ISLAMABAD, July 8: Pakistan will not send troops to Iraq until the security environment there improves or the Iraqi people choose to welcome foreign troops, well-placed defence sources told Dawn on Tuesday.
Pakistan has been considering US and British requests for troops for peacekeeping operations in Iraq, but recent consultations at the highest level here have led to the conclusion that it is not a favourable time to do so, the sources claimed.
Key members of the establishment remain open to the possibility of Pakistan contributing to the stabilization force, but only when the Iraqi people wish for such a contribution.
“Given the uprising against the US-led coalition forces in Iraq and the internal anarchy there, sending our troops at this time would be like jumping into fire,” remarked an important official involved in the consultative process.
He disclosed that the government had been strongly advised against such a move and asked to take the cue and cover of the Organization of Islamic Conference and the Gulf Cooperation Council.
“President Musharraf’s pronouncements during his recently concluded four-nation visit that Pakistan is prepared to send troops to Iraq were not his final word,” sources close to GHQ said.
Thus Pakistan’s position remains that while in principle it supports the idea of dispatching troops for peacekeeping in Iraq, it would prefer to do so under the cover of the UN, OIC or GCC.
Officials in Islamabad concede privately that there is little chance of securing any such cover. “The UN is almost out and there are clear divisions both within the OIC and GCC on this issue,” said one official.
The institutional view of the foreign office is also against sending Pakistani troops to Iraq unless it is under the auspices of the UN or the OIC.
However, there is a small section within the establishment that supports the move. It argues that India is seriously considering joining the international peacekeeping force in Iraq and Pakistan should move in fast to counter Indian influence there.
“Time is of the essence,” they insist, pointing to the economic opportunities and possible gains for Pakistan in the reconstruction of Iraq. However, opponents of the move assert that the risk factors far outweigh any financial considerations.
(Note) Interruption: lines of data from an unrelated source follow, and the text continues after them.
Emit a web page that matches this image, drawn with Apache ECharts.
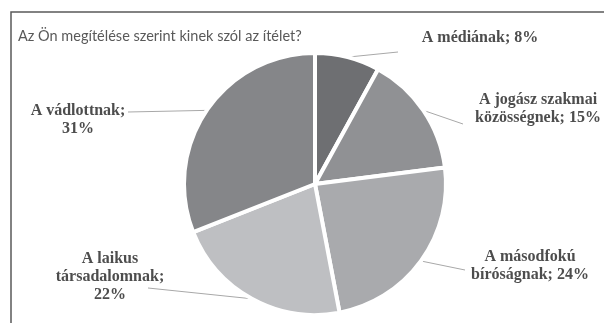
<!DOCTYPE html>
<html>
<head>
<meta charset="utf-8">
<script src="https://cdn.jsdelivr.net/npm/echarts@6/dist/echarts.min.js"></script>
<style>html,body{margin:0;padding:0;background:#fff;}#c{width:604px;height:323px;}</style>
</head>
<body>
<div id="c"></div>
<script>
// Data
const categories = ["A médiának", "A jogász szakmai\nközösségnek", "A másodfokú\nbíróságnak", "A laikus\ntársadalomnak", "A vádlottnak"];
const values = [8, 15, 24, 22, 31];
const separators = [" ", " ", " ", "\n", "\n"];
const titleText = "Az Ön megítélése szerint kinek szól az ítélet?";

// Styles / layout (not data)
const colors = ["#6e6f72", "#909194", "#a9aaad", "#bebfc2", "#858689"];
const labelPos = [[480, 38], [538, 109], [530, 266], [110, 277], [78, 120]];
const lineEnd = [[398, 52], [463, 124], [465, 270], [148, 288], [128, 112]];

const chart = echarts.init(document.getElementById('c'), null, {renderer: 'canvas'});
chart.setOption({
  animation: false,
  title: {
    text: titleText, left: 13, top: 24,
    textStyle: {fontFamily: 'Lato', fontWeight: 'normal', fontSize: 14.5, color: '#595959'}
  },
  graphic: [{
    type: 'rect', shape: {x: 11, y: 12, width: 800, height: 500},
    style: {fill: 'none', stroke: '#5a5a5a', lineWidth: 1.5}, silent: true
  }],
  series: [{
    type: 'pie',
    center: [315, 184],
    radius: [0, 131],
    startAngle: 90,
    avoidLabelOverlap: false,
    itemStyle: {borderColor: '#fff', borderWidth: 4},
    label: {
      show: true, position: 'outside',
      fontFamily: 'Liberation Serif', fontWeight: 'bold', fontSize: 16, lineHeight: 18,
      color: '#4d4d4d', align: 'center',
      formatter: p => p.name + ';' + separators[p.dataIndex] + p.value + '%'
    },
    labelLine: {show: true, length: 10, length2: 0, lineStyle: {color: '#a8a8a8', width: 1}},
    labelLayout: function (params) {
      const i = params.dataIndex;
      return {
        x: labelPos[i][0], y: labelPos[i][1], align: 'center', verticalAlign: 'middle',
        labelLinePoints: [params.labelLinePoints[0], lineEnd[i]]
      };
    },
    data: categories.map((c, i) => ({name: c, value: values[i], itemStyle: {color: colors[i]}}))
  }]
});
</script>
</body>
</html>
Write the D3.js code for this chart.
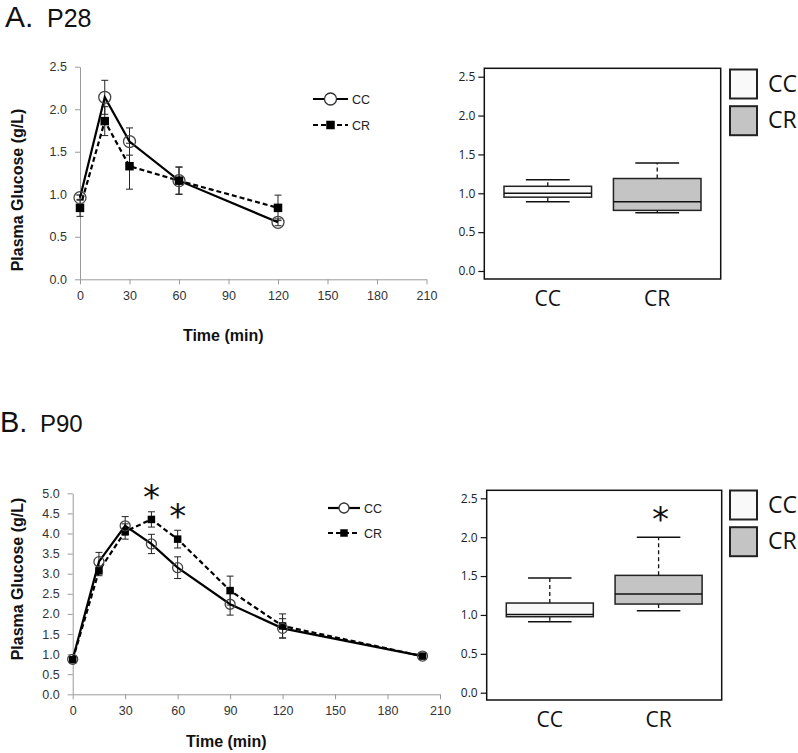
<!DOCTYPE html>
<html><head><meta charset="utf-8">
<script src="https://cdn.jsdelivr.net/npm/d3@7"></script>
<style>body{margin:0;background:#fff}svg{display:block}</style>
</head><body>
<svg id="c" width="798" height="753"></svg>
<script>
// ---- Data ----
const timeA = [0, 15, 30, 60, 120];
const ccA = [0.96, 2.14, 1.62, 1.16, 0.67];
const ccAerr = [0.03, 0.20, 0.16, 0.16, 0.04];
const crA = [0.84, 1.86, 1.33, 1.16, 0.84];
const crAerr = [0.10, 0.17, 0.27, 0.16, 0.15];

const timeB = [0, 15, 30, 45, 60, 90, 120, 200];
const ccB = [0.87, 3.30, 4.19, 3.74, 3.15, 2.24, 1.64, 0.95];
const ccBerr = [0.05, 0.23, 0.23, 0.24, 0.27, 0.27, 0.24, 0.03];
const crB = [0.86, 3.07, 4.05, 4.35, 3.86, 2.58, 1.70, 0.95];
const crBerr = [0.05, 0.12, 0.19, 0.19, 0.22, 0.36, 0.30, 0.03];
const starTimesB = [45, 60];

const xTicks = [0, 30, 60, 90, 120, 150, 180, 210];
const yTicksA = [0, 0.5, 1.0, 1.5, 2.0, 2.5];
const yTicksB = [0, 0.5, 1.0, 1.5, 2.0, 2.5, 3.0, 3.5, 4.0, 4.5, 5.0];
const boxTicks = [0, 0.5, 1.0, 1.5, 2.0, 2.5];

const groups = ["CC", "CR"];
// [min, q1, median, q3, max]
const boxA_CC = [0.89, 0.95, 1.00, 1.09, 1.175];
const boxA_CR = [0.75, 0.78, 0.89, 1.19, 1.39];
const boxB_CC = [0.913, 0.977, 1.007, 1.153, 1.474];
const boxB_CR = [1.054, 1.14, 1.27, 1.509, 2.0];
const boxStarB = "CR";

const svg = d3.select("#c");
const sans = "'Liberation Sans', Arial, sans-serif";
const tickFont = sans;
const boxFont = "'Open Sans', sans-serif";
const starFont = "'DejaVu Sans', sans-serif";
const starSize = 34;

function star(g, cx, cy) {
  g.append("text").attr("x", cx).attr("y", cy + 0.42 * starSize).attr("text-anchor", "middle")
    .attr("font-family", starFont).attr("font-size", starSize).attr("fill", "#111").text("*");
}

// Titles
function title(x, y, letter, sub, s1, s2, x2) {
  svg.append("text").attr("x", x).attr("y", y).attr("font-family", sans).attr("font-size", s1).attr("fill", "#111").text(letter);
  svg.append("text").attr("x", x2).attr("y", y).attr("font-family", sans).attr("font-size", s2).attr("fill", "#111").text(sub);
}
title(5, 27, "A.", "P28", 30, 25, 47);
title(0, 432, "B.", "P90", 29, 24, 40);

function lineChart(cfg) {
  const x = d3.scaleLinear().domain([0, 210]).range([cfg.x0, cfg.x1]);
  const y = d3.scaleLinear().domain([0, cfg.ymax]).range([cfg.y0, cfg.y1]);
  const g = svg.append("g");
  const ax = g.append("g").attr("transform", `translate(0,${cfg.y0})`)
    .call(d3.axisBottom(x).tickValues(xTicks).tickSize(5).tickSizeOuter(0).tickFormat(d3.format("d")));
  const ay = g.append("g").attr("transform", `translate(${cfg.x0},0)`)
    .call(d3.axisLeft(y).tickValues(cfg.yticks).tickSize(5).tickSizeOuter(0).tickPadding(8).tickFormat(d3.format(".1f")));
  [ax, ay].forEach(a => {
    a.select(".domain").attr("stroke", "#9a9a9a");
    a.selectAll(".tick line").attr("stroke", "#9a9a9a");
    a.selectAll(".tick text").attr("font-family", tickFont).attr("font-size", 12.5).attr("fill", "#333");
  });
  ax.selectAll(".tick text").attr("dy", "1.05em");

  const series = [
    {name: "CC", t: cfg.t, v: cfg.cc, e: cfg.ccErr, dash: null},
    {name: "CR", t: cfg.t, v: cfg.cr, e: cfg.crErr, dash: "5,3"}
  ];
  const line = d3.line().x(d => x(d[0])).y(d => y(d[1]));
  // error bars
  series.forEach(s => {
    s.t.forEach((tt, i) => {
      const cx = x(tt), hi = y(s.v[i] + s.e[i]), lo = y(s.v[i] - s.e[i]);
      g.append("line").attr("x1", cx).attr("x2", cx).attr("y1", hi).attr("y2", lo).attr("stroke", "#222").attr("stroke-width", 1);
      [hi, lo].forEach(yy => g.append("line").attr("x1", cx - 3.5).attr("x2", cx + 3.5).attr("y1", yy).attr("y2", yy).attr("stroke", "#222").attr("stroke-width", 1));
    });
  });
  series.slice().reverse().forEach(s => {
    g.append("path").datum(s.t.map((tt, i) => [tt, s.v[i]])).attr("d", line)
      .attr("fill", "none").attr("stroke", "#000").attr("stroke-width", 2.2)
      .attr("stroke-dasharray", s.dash);
  });
  // markers
  const sq = cfg.sq, r = cfg.r;
  series[1].t.forEach((tt, i) => g.append("rect").attr("x", x(tt) - sq / 2).attr("y", y(series[1].v[i]) - sq / 2)
    .attr("width", sq).attr("height", sq).attr("fill", "#000"));
  series[0].t.forEach((tt, i) => g.append("circle").attr("cx", x(tt)).attr("cy", y(series[0].v[i])).attr("r", r)
    .attr("fill", "none").attr("stroke", "#444").attr("stroke-width", 1.3));

  // axis titles
  g.append("text").attr("x", (cfg.x0 + cfg.x1) / 2 - 30).attr("y", cfg.xlabY).attr("text-anchor", "middle")
    .attr("font-family", sans).attr("font-weight", "bold").attr("font-size", 16)
    .attr("fill", "#111").text("Time (min)");
  g.append("text").attr("transform", `translate(23,${cfg.ylabY}) rotate(-90)`).attr("text-anchor", "middle")
    .attr("font-family", sans).attr("font-weight", "bold").attr("font-size", 16)
    .attr("fill", "#111").text("Plasma Glucose (g/L)");

  // legend
  series.forEach((s, i) => {
    const ly = cfg.legY + i * cfg.legDy;
    g.append("line").attr("x1", cfg.legX).attr("x2", cfg.legX + cfg.legW).attr("y1", ly).attr("y2", ly)
      .attr("stroke", "#000").attr("stroke-width", 2.2).attr("stroke-dasharray", s.dash);
    const mx = cfg.legX + cfg.legW / 2;
    if (s.name === "CC") g.append("circle").attr("cx", mx).attr("cy", ly).attr("r", r).attr("fill", "#fff").attr("stroke", "#333").attr("stroke-width", 1.3);
    else g.append("rect").attr("x", mx - sq / 2).attr("y", ly - sq / 2).attr("width", sq).attr("height", sq).attr("fill", "#000");
    g.append("text").attr("x", cfg.legX + cfg.legW + 4).attr("y", ly + 4.5).attr("font-family", tickFont)
      .attr("font-size", 12.5).attr("fill", "#222").text(s.name);
  });
  return {x, y, g};
}

const A = lineChart({x0: 80, x1: 426.5, y0: 279.3, y1: 66.7, ymax: 2.5, yticks: yTicksA,
  t: timeA, cc: ccA, ccErr: ccAerr, cr: crA, crErr: crAerr, r: 6, sq: 8.5,
  xlabY: 341, ylabY: 190, legX: 313, legW: 35, legY: 99, legDy: 26});

const B = lineChart({x0: 72.7, x1: 440, y0: 694.3, y1: 493.3, ymax: 5, yticks: yTicksB,
  t: timeB, cc: ccB, ccErr: ccBerr, cr: crB, crErr: crBerr, r: 5, sq: 7.5,
  xlabY: 747, ylabY: 579, legX: 328, legW: 32, legY: 508, legDy: 25});

// significance stars on B line chart
starTimesB.forEach(tt => {
  const i = timeB.indexOf(tt);
  const top = Math.max(ccB[i] + ccBerr[i], crB[i] + crBerr[i]);
  star(B.g, B.x(tt), B.y(top) - 17);
});

function boxPlot(cfg) {
  const g = svg.append("g");
  const y = d3.scaleLinear().domain([0, 2.5]).range([cfg.y0, cfg.y1]);
  const x = d3.scaleBand().domain(groups).range([cfg.fx0, cfg.fx1]).paddingInner(0.2).paddingOuter(0.18);
  g.append("rect").attr("x", cfg.fx0).attr("y", cfg.fy0).attr("width", cfg.fx1 - cfg.fx0).attr("height", cfg.fy1 - cfg.fy0)
    .attr("fill", "none").attr("stroke", "#111").attr("stroke-width", 1.5);
  const ay = g.append("g").attr("transform", `translate(${cfg.fx0},0)`)
    .call(d3.axisLeft(y).tickValues(boxTicks).tickSize(6).tickPadding(3).tickFormat(d3.format(".1f")));
  ay.select(".domain").remove();
  ay.selectAll(".tick line").attr("stroke", "#111").attr("stroke-width", 1.2);
  ay.selectAll(".tick text").attr("font-family", boxFont).attr("font-size", 12).attr("fill", "#222");

  const fills = {CC: "#f9f9f9", CR: "#c4c4c4"};
  groups.forEach(k => {
    const s = cfg.stats[k];
    const bx = x(k), bw = x.bandwidth(), cx = bx + bw / 2;
    g.append("line").attr("x1", cx).attr("x2", cx).attr("y1", y(s[3])).attr("y2", y(s[4])).attr("stroke", "#111").attr("stroke-width", 1.3).attr("stroke-dasharray", "4,3");
    g.append("line").attr("x1", cx).attr("x2", cx).attr("y1", y(s[1])).attr("y2", y(s[0])).attr("stroke", "#111").attr("stroke-width", 1.3).attr("stroke-dasharray", "4,3");
    [s[0], s[4]].forEach(v => g.append("line").attr("x1", cx - bw / 4).attr("x2", cx + bw / 4).attr("y1", y(v)).attr("y2", y(v)).attr("stroke", "#111").attr("stroke-width", 1.5));
    g.append("rect").attr("x", bx).attr("y", y(s[3])).attr("width", bw).attr("height", y(s[1]) - y(s[3]))
      .attr("fill", fills[k]).attr("stroke", "#222").attr("stroke-width", 1.5);
    g.append("line").attr("x1", bx).attr("x2", bx + bw).attr("y1", y(s[2])).attr("y2", y(s[2])).attr("stroke", "#111").attr("stroke-width", 1.5);
    g.append("text").attr("x", cx).attr("y", cfg.fy1 + 27).attr("text-anchor", "middle")
      .attr("font-family", boxFont).attr("font-size", 21).attr("fill", "#111").text(k);
    if (cfg.star === k) star(g, cx + 2, y(s[4]) - 20);
  });
  // legend
  groups.forEach((k, i) => {
    const ly = cfg.legY + i * 36.7;
    g.append("rect").attr("x", 730).attr("y", ly).attr("width", 27).attr("height", 29)
      .attr("fill", fills[k]).attr("stroke", "#222").attr("stroke-width", 2);
    g.append("text").attr("x", 768).attr("y", ly + 22).attr("font-family", boxFont).attr("font-size", 23).attr("fill", "#111").text(k);
  });
}

boxPlot({fx0: 484.3, fx1: 720.7, fy0: 68.3, fy1: 279, y0: 271, y1: 76.7,
  stats: {CC: boxA_CC, CR: boxA_CR}, legY: 69.5, star: null});
boxPlot({fx0: 486.7, fx1: 721.7, fy0: 490.3, fy1: 700, y0: 692.7, y1: 498.3,
  stats: {CC: boxB_CC, CR: boxB_CR}, legY: 490.5, star: boxStarB});
</script>
</body></html>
The volatile situation in Iraq, they believe, is not at all conducive to any reconstruction or stabilization activities. They are quick to point out that even the Indian government now seems confused over the issue, and it will be wrong to compare Pakistan with India, which is not a Muslim country and is seeking a strategic relationship with the US.
Meanwhile, Pakistan is making efforts to put together an Islamic force advancing the concept of Muslim brotherhood and solidarity with the Muslim nations, government sources said.
Indonesia, Malaysia, Bangladesh and some North African countries are said to be on board. The Turkish prime minister has already encouraged Pakistan to send its troops.
There is a belief that a broad-based Islamic force will not be perceived as hostile and will be more acceptable to the Iraqis who are currently resisting American forces.
The presence of an Islamic force will facilitate peacekeeping operations in Iraq, they contend.